-- Exercise goal --
Looking through the listing, how many of its lines hold the word "page"? Answer with only the number.

-- Dataset section --
☆ ☆ ☆ ☆
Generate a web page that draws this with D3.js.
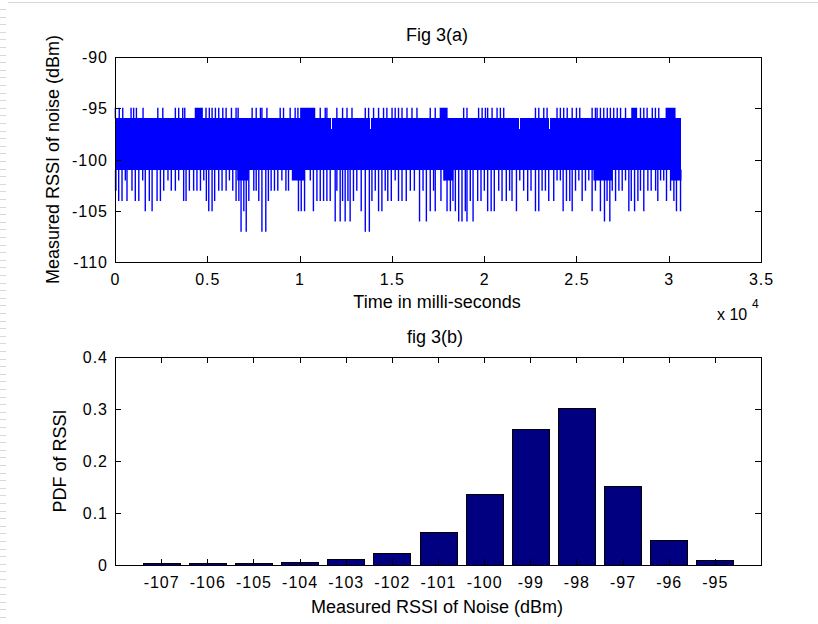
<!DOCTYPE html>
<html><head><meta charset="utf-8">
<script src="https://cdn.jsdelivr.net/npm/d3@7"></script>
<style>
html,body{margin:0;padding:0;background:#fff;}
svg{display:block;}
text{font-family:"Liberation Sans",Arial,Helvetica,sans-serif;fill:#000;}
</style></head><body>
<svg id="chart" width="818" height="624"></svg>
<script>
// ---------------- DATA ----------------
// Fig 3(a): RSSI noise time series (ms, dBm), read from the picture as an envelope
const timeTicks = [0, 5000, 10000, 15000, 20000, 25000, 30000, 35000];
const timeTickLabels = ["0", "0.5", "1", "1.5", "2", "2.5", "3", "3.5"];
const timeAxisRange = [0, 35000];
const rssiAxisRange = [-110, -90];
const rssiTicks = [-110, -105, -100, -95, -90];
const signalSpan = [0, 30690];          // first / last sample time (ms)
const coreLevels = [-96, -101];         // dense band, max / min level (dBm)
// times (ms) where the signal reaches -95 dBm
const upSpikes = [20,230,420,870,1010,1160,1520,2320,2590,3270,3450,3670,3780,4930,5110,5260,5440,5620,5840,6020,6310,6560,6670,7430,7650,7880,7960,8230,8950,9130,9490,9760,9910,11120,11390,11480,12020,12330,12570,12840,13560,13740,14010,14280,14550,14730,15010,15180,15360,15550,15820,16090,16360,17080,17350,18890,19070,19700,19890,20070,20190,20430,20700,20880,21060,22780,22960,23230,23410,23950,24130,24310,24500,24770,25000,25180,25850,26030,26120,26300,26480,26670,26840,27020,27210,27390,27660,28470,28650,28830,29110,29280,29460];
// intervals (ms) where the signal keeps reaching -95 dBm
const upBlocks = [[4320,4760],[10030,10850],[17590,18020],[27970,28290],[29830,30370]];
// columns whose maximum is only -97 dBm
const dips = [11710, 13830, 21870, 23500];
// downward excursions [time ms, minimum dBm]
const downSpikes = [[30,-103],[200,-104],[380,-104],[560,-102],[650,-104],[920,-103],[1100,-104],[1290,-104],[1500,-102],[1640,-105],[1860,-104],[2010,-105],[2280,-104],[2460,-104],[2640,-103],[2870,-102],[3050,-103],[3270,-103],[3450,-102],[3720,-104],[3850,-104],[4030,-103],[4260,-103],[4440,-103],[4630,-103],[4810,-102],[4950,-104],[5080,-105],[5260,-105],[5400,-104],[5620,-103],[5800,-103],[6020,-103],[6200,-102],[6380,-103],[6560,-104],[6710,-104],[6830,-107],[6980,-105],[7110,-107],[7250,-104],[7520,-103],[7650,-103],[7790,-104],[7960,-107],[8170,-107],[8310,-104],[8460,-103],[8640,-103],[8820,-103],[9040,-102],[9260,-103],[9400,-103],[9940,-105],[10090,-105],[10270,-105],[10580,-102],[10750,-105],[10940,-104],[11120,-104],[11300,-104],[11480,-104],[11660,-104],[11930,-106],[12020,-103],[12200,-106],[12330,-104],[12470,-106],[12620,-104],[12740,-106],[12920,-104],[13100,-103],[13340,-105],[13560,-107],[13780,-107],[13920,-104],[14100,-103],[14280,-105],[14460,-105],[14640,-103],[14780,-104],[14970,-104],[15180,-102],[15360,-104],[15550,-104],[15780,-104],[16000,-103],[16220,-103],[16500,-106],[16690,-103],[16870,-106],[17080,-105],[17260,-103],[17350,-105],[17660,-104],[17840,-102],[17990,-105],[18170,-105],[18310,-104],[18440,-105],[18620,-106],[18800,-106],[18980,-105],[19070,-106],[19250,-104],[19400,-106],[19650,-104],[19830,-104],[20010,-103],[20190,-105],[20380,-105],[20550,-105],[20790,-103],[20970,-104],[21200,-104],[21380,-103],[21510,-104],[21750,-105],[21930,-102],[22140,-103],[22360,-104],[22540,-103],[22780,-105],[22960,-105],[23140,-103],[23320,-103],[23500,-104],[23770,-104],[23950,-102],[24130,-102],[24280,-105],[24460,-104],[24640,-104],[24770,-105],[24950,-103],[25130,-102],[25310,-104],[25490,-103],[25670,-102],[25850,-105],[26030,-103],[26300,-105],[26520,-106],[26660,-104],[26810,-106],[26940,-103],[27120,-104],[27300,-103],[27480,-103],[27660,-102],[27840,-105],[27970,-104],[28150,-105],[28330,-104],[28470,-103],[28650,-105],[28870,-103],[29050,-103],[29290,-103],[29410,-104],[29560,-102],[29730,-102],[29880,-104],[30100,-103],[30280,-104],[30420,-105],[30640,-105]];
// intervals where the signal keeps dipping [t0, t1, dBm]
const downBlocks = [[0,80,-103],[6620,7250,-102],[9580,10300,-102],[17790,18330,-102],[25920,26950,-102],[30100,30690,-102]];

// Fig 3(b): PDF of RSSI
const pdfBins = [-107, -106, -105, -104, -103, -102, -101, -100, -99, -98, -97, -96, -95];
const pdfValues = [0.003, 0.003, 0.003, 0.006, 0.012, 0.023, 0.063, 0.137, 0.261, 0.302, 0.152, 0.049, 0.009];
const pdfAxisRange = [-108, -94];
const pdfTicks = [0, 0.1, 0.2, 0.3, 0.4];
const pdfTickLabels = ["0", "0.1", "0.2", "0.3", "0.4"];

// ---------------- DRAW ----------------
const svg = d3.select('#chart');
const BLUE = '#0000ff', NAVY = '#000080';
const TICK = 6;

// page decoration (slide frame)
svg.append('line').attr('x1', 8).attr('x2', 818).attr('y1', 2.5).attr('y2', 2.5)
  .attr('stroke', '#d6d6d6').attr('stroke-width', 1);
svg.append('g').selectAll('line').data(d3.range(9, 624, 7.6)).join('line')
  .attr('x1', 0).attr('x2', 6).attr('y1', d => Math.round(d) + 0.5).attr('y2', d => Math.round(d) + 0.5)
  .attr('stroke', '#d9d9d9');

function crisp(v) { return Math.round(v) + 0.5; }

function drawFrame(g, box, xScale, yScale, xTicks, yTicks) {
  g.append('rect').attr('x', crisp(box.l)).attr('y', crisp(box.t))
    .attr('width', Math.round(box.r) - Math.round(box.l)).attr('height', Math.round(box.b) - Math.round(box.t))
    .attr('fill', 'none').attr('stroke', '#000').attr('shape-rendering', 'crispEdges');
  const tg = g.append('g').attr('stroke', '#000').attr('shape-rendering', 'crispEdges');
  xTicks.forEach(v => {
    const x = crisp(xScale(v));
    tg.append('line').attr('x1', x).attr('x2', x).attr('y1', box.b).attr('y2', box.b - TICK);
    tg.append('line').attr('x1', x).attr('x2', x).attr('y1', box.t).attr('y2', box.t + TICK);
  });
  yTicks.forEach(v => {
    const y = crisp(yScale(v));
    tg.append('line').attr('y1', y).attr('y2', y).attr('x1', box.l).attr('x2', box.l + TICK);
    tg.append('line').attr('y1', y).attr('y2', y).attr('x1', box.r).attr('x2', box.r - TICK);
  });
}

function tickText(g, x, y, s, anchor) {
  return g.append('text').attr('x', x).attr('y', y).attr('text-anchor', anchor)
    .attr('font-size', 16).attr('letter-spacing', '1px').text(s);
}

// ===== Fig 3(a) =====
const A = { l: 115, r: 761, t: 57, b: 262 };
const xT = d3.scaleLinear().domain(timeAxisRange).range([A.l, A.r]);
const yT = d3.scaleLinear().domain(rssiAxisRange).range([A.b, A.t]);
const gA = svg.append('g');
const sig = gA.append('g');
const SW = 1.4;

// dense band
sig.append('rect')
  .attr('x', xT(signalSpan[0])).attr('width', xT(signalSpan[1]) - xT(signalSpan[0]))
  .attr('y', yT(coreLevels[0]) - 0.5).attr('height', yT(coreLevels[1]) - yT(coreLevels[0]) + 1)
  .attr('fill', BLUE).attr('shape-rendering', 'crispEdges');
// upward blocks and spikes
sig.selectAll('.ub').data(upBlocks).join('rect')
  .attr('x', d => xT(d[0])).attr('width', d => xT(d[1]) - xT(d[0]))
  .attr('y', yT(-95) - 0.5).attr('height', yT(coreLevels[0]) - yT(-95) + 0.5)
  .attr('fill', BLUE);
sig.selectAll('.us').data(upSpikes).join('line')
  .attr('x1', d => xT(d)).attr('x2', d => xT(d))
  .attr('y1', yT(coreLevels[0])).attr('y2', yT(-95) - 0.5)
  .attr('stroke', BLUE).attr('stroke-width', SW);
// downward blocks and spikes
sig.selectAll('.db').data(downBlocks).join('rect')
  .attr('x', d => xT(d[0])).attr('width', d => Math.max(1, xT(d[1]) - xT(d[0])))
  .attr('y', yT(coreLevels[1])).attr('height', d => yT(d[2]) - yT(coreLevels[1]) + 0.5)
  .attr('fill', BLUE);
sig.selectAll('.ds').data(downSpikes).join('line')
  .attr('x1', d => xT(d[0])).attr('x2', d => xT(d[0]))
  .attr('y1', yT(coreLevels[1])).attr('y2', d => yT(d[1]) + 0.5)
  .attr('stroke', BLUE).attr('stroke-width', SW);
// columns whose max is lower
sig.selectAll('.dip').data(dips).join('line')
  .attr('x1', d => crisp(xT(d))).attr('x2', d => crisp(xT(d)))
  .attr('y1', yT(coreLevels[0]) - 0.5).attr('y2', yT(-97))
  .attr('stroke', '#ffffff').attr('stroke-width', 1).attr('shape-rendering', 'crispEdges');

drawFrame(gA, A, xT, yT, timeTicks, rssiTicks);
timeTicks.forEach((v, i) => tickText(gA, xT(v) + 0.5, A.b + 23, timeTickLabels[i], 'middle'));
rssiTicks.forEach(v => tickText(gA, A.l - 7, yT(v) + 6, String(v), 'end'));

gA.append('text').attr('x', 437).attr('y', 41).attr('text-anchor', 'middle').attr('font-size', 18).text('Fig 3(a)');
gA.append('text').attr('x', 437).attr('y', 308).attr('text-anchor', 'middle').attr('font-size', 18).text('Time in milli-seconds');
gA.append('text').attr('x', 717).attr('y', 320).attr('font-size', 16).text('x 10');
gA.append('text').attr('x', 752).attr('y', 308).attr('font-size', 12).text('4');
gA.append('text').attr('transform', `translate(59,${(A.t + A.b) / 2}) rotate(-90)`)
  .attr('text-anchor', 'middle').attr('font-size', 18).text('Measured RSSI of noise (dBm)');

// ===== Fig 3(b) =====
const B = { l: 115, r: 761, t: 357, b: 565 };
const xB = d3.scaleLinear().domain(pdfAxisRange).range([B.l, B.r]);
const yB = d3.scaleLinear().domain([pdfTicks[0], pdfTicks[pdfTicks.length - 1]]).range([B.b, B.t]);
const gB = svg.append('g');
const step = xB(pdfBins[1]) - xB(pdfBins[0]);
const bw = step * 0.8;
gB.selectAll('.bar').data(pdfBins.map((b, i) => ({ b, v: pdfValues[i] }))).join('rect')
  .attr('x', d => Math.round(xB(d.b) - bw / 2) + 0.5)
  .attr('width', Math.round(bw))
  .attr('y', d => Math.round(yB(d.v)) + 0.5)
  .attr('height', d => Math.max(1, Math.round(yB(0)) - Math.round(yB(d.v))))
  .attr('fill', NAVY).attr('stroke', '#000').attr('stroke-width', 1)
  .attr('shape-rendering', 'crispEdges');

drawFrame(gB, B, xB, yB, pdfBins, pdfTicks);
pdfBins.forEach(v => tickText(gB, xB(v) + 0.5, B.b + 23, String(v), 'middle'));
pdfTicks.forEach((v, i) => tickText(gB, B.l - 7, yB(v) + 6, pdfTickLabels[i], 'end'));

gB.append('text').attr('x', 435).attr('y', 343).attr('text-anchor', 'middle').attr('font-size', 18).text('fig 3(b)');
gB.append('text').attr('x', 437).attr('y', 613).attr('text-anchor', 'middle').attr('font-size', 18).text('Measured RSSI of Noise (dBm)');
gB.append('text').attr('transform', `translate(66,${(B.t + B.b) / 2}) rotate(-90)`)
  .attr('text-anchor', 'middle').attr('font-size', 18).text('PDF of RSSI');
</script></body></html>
☆ ☆ ☆ ☆
-- Correct result --
2